§ **Your task**
Word for word, copy all the data and drop the pictures.

§ **Source data**
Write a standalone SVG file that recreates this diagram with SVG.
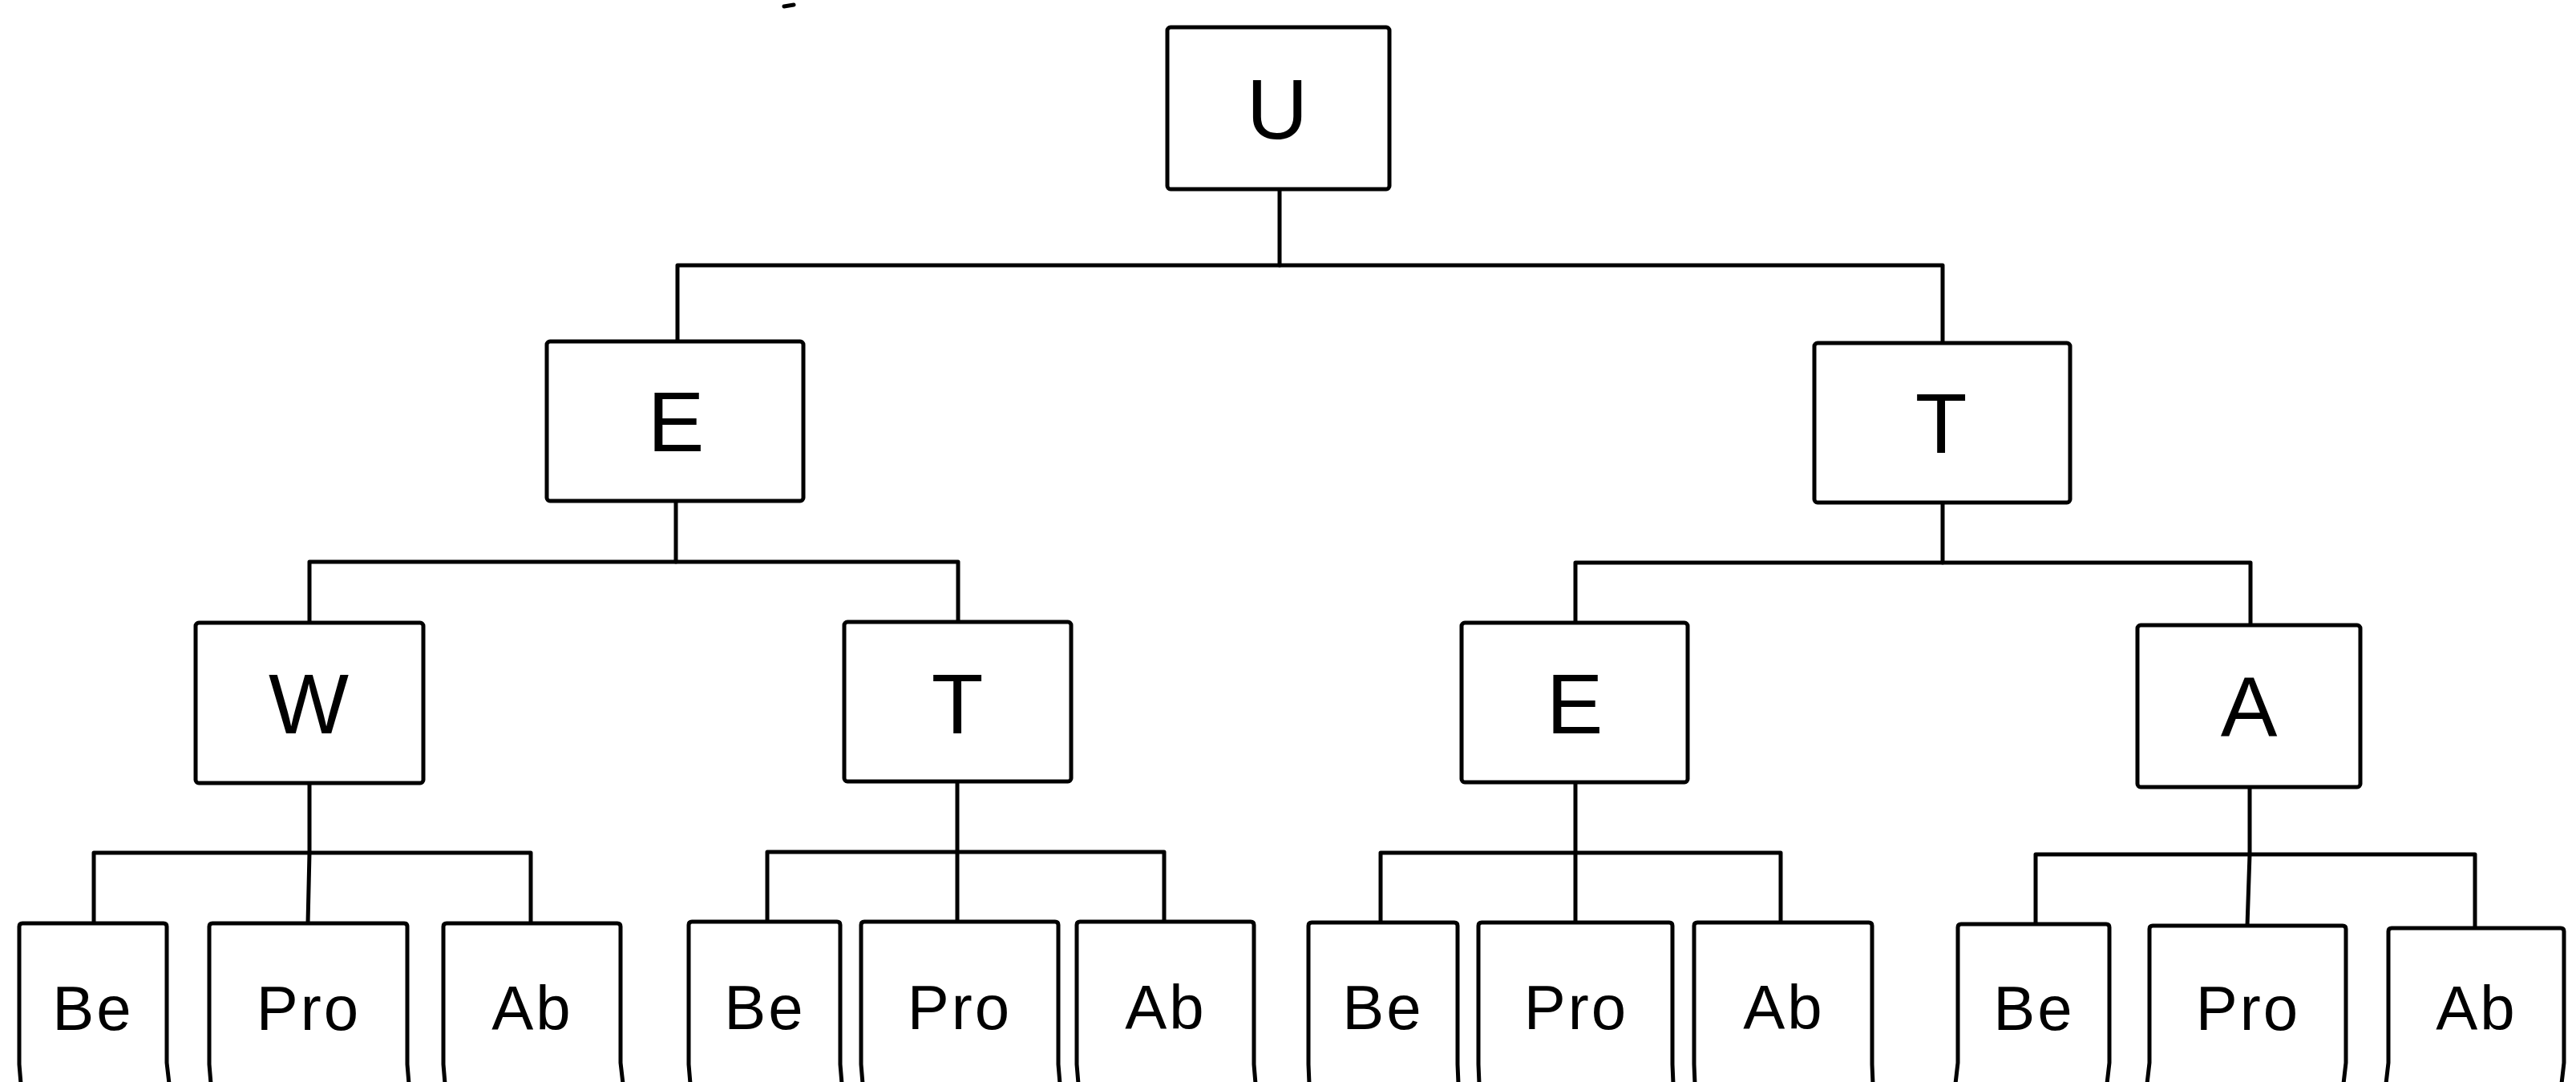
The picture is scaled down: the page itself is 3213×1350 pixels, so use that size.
<svg xmlns="http://www.w3.org/2000/svg" width="3213" height="1350" viewBox="0 0 3213 1350">
<style>
.box{fill:#fff;stroke:#000;stroke-width:5;stroke-linejoin:round}
.ln{fill:none;stroke:#000;stroke-width:5;stroke-linejoin:round;stroke-linecap:round}
.big{font-family:"Liberation Sans",Arial,sans-serif;font-size:106px;fill:#000;text-anchor:middle}
.sm{font-family:"Liberation Sans",Arial,sans-serif;font-size:78px;fill:#000;text-anchor:middle;letter-spacing:3px}
</style>
<rect width="3213" height="1350" fill="#fff"/>
<g id="connectors">
<path class="ln" d="M1596 236 V331"/>
<path class="ln" d="M845 426 V331 H2423 V428"/>
<path class="ln" d="M843 625 V701"/>
<path class="ln" d="M386 777 V701 H1195 V776"/>
<path class="ln" d="M2423 627 V702"/>
<path class="ln" d="M1965 777 V702 H2807 V780"/>
<path class="ln" d="M386 977 V1064 L384 1152"/>
<path class="ln" d="M117 1152 V1064 H662 V1152"/>
<path class="ln" d="M1194 975 V1152"/>
<path class="ln" d="M957 1150 V1063 H1452 V1150"/>
<path class="ln" d="M1965 976 V1151"/>
<path class="ln" d="M1722 1151 V1064 H2221 V1151"/>
<path class="ln" d="M2806 982 V1066 L2803 1155"/>
<path class="ln" d="M2539 1153 V1066 H3087 V1158"/>
<path class="ln" d="M978 8 L990 6" stroke-width="3"/>
</g>
<g id="n-U"><rect class="box" x="1456" y="34" width="277" height="202" rx="4"/><text class="big" x="1593" y="173">U</text></g>
<g id="n-E1"><rect class="box" x="682" y="426" width="320" height="199" rx="4"/><text class="big" x="843" y="563">E</text></g>
<g id="n-T1"><rect class="box" x="2263" y="428" width="319" height="199" rx="4"/><text class="big" x="2421" y="565">T</text></g>
<g id="n-W"><rect class="box" x="244" y="777" width="284" height="200" rx="4"/><text class="big" x="385" y="915">W</text></g>
<g id="n-T2"><rect class="box" x="1053" y="776" width="283" height="199" rx="4"/><text class="big" x="1194" y="915">T</text></g>
<g id="n-E2"><rect class="box" x="1823" y="777" width="282" height="199" rx="4"/><text class="big" x="1964" y="915">E</text></g>
<g id="n-A"><rect class="box" x="2666" y="780" width="278" height="202" rx="4"/><text class="big" x="2805" y="918">A</text></g>
<g id="n-W-Be"><path class="box" d="M26 1352 L24 1328 V1156 Q24 1152 28 1152 H204 Q208 1152 208 1156 V1326 L211 1352"/><text class="sm" x="116" y="1285">Be</text></g>
<g id="n-W-Pro"><path class="box" d="M263 1352 L261 1328 V1156 Q261 1152 265 1152 H504 Q508 1152 508 1156 V1328 L510 1352"/><text class="sm" x="385" y="1285">Pro</text></g>
<g id="n-W-Ab"><path class="box" d="M555 1352 L553 1328 V1156 Q553 1152 557 1152 H770 Q774 1152 774 1156 V1326 L777 1352"/><text class="sm" x="664" y="1285">Ab</text></g>
<g id="n-T-Be"><path class="box" d="M861 1352 L859 1328 V1154 Q859 1150 863 1150 H1044 Q1048 1150 1048 1154 V1328 L1050 1352"/><text class="sm" x="954" y="1284">Be</text></g>
<g id="n-T-Pro"><path class="box" d="M1076 1352 L1074 1328 V1154 Q1074 1150 1078 1150 H1316 Q1320 1150 1320 1154 V1328 L1322 1352"/><text class="sm" x="1197" y="1284">Pro</text></g>
<g id="n-T-Ab"><path class="box" d="M1345 1352 L1343 1328 V1154 Q1343 1150 1347 1150 H1560 Q1564 1150 1564 1154 V1328 L1566 1352"/><text class="sm" x="1454" y="1284">Ab</text></g>
<g id="n-E-Be"><path class="box" d="M1633 1352 L1632 1328 V1155 Q1632 1151 1636 1151 H1814 Q1818 1151 1818 1155 V1328 L1819 1352"/><text class="sm" x="1725" y="1284">Be</text></g>
<g id="n-E-Pro"><path class="box" d="M1845 1352 L1844 1328 V1155 Q1844 1151 1848 1151 H2082 Q2086 1151 2086 1155 V1328 L2087 1352"/><text class="sm" x="1966" y="1284">Pro</text></g>
<g id="n-E-Ab"><path class="box" d="M2114 1352 L2113 1328 V1155 Q2113 1151 2117 1151 H2331 Q2335 1151 2335 1155 V1328 L2336 1352"/><text class="sm" x="2225" y="1284">Ab</text></g>
<g id="n-A-Be"><path class="box" d="M2439 1352 L2442 1326 V1157 Q2442 1153 2446 1153 H2627 Q2631 1153 2631 1157 V1326 L2628 1352"/><text class="sm" x="2537" y="1285">Be</text></g>
<g id="n-A-Pro"><path class="box" d="M2678 1352 L2681 1326 V1159 Q2681 1155 2685 1155 H2922 Q2926 1155 2926 1159 V1326 L2923 1352"/><text class="sm" x="2804" y="1285">Pro</text></g>
<g id="n-A-Ab"><path class="box" d="M2976 1352 L2979 1326 V1162 Q2979 1158 2983 1158 H3194 Q3198 1158 3198 1162 V1326 L3195 1352"/><text class="sm" x="3089" y="1285">Ab</text></g>
</svg>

§ **Written response**
Write a standalone SVG file that recreates this diagram with SVG.
The picture is scaled down: the page itself is 3213×1350 pixels, so use that size.
<svg xmlns="http://www.w3.org/2000/svg" width="3213" height="1350" viewBox="0 0 3213 1350">
<style>
.box{fill:#fff;stroke:#000;stroke-width:5;stroke-linejoin:round}
.ln{fill:none;stroke:#000;stroke-width:5;stroke-linejoin:round;stroke-linecap:round}
.big{font-family:"Liberation Sans",Arial,sans-serif;font-size:106px;fill:#000;text-anchor:middle}
.sm{font-family:"Liberation Sans",Arial,sans-serif;font-size:78px;fill:#000;text-anchor:middle;letter-spacing:3px}
</style>
<rect width="3213" height="1350" fill="#fff"/>
<g id="connectors">
<path class="ln" d="M1596 236 V331"/>
<path class="ln" d="M845 426 V331 H2423 V428"/>
<path class="ln" d="M843 625 V701"/>
<path class="ln" d="M386 777 V701 H1195 V776"/>
<path class="ln" d="M2423 627 V702"/>
<path class="ln" d="M1965 777 V702 H2807 V780"/>
<path class="ln" d="M386 977 V1064 L384 1152"/>
<path class="ln" d="M117 1152 V1064 H662 V1152"/>
<path class="ln" d="M1194 975 V1152"/>
<path class="ln" d="M957 1150 V1063 H1452 V1150"/>
<path class="ln" d="M1965 976 V1151"/>
<path class="ln" d="M1722 1151 V1064 H2221 V1151"/>
<path class="ln" d="M2806 982 V1066 L2803 1155"/>
<path class="ln" d="M2539 1153 V1066 H3087 V1158"/>
<path class="ln" d="M978 8 L990 6" stroke-width="3"/>
</g>
<g id="n-U"><rect class="box" x="1456" y="34" width="277" height="202" rx="4"/><text class="big" x="1593" y="173">U</text></g>
<g id="n-E1"><rect class="box" x="682" y="426" width="320" height="199" rx="4"/><text class="big" x="843" y="563">E</text></g>
<g id="n-T1"><rect class="box" x="2263" y="428" width="319" height="199" rx="4"/><text class="big" x="2421" y="565">T</text></g>
<g id="n-W"><rect class="box" x="244" y="777" width="284" height="200" rx="4"/><text class="big" x="385" y="915">W</text></g>
<g id="n-T2"><rect class="box" x="1053" y="776" width="283" height="199" rx="4"/><text class="big" x="1194" y="915">T</text></g>
<g id="n-E2"><rect class="box" x="1823" y="777" width="282" height="199" rx="4"/><text class="big" x="1964" y="915">E</text></g>
<g id="n-A"><rect class="box" x="2666" y="780" width="278" height="202" rx="4"/><text class="big" x="2805" y="918">A</text></g>
<g id="n-W-Be"><path class="box" d="M26 1352 L24 1328 V1156 Q24 1152 28 1152 H204 Q208 1152 208 1156 V1326 L211 1352"/><text class="sm" x="116" y="1285">Be</text></g>
<g id="n-W-Pro"><path class="box" d="M263 1352 L261 1328 V1156 Q261 1152 265 1152 H504 Q508 1152 508 1156 V1328 L510 1352"/><text class="sm" x="385" y="1285">Pro</text></g>
<g id="n-W-Ab"><path class="box" d="M555 1352 L553 1328 V1156 Q553 1152 557 1152 H770 Q774 1152 774 1156 V1326 L777 1352"/><text class="sm" x="664" y="1285">Ab</text></g>
<g id="n-T-Be"><path class="box" d="M861 1352 L859 1328 V1154 Q859 1150 863 1150 H1044 Q1048 1150 1048 1154 V1328 L1050 1352"/><text class="sm" x="954" y="1284">Be</text></g>
<g id="n-T-Pro"><path class="box" d="M1076 1352 L1074 1328 V1154 Q1074 1150 1078 1150 H1316 Q1320 1150 1320 1154 V1328 L1322 1352"/><text class="sm" x="1197" y="1284">Pro</text></g>
<g id="n-T-Ab"><path class="box" d="M1345 1352 L1343 1328 V1154 Q1343 1150 1347 1150 H1560 Q1564 1150 1564 1154 V1328 L1566 1352"/><text class="sm" x="1454" y="1284">Ab</text></g>
<g id="n-E-Be"><path class="box" d="M1633 1352 L1632 1328 V1155 Q1632 1151 1636 1151 H1814 Q1818 1151 1818 1155 V1328 L1819 1352"/><text class="sm" x="1725" y="1284">Be</text></g>
<g id="n-E-Pro"><path class="box" d="M1845 1352 L1844 1328 V1155 Q1844 1151 1848 1151 H2082 Q2086 1151 2086 1155 V1328 L2087 1352"/><text class="sm" x="1966" y="1284">Pro</text></g>
<g id="n-E-Ab"><path class="box" d="M2114 1352 L2113 1328 V1155 Q2113 1151 2117 1151 H2331 Q2335 1151 2335 1155 V1328 L2336 1352"/><text class="sm" x="2225" y="1284">Ab</text></g>
<g id="n-A-Be"><path class="box" d="M2439 1352 L2442 1326 V1157 Q2442 1153 2446 1153 H2627 Q2631 1153 2631 1157 V1326 L2628 1352"/><text class="sm" x="2537" y="1285">Be</text></g>
<g id="n-A-Pro"><path class="box" d="M2678 1352 L2681 1326 V1159 Q2681 1155 2685 1155 H2922 Q2926 1155 2926 1159 V1326 L2923 1352"/><text class="sm" x="2804" y="1285">Pro</text></g>
<g id="n-A-Ab"><path class="box" d="M2976 1352 L2979 1326 V1162 Q2979 1158 2983 1158 H3194 Q3198 1158 3198 1162 V1326 L3195 1352"/><text class="sm" x="3089" y="1285">Ab</text></g>
</svg>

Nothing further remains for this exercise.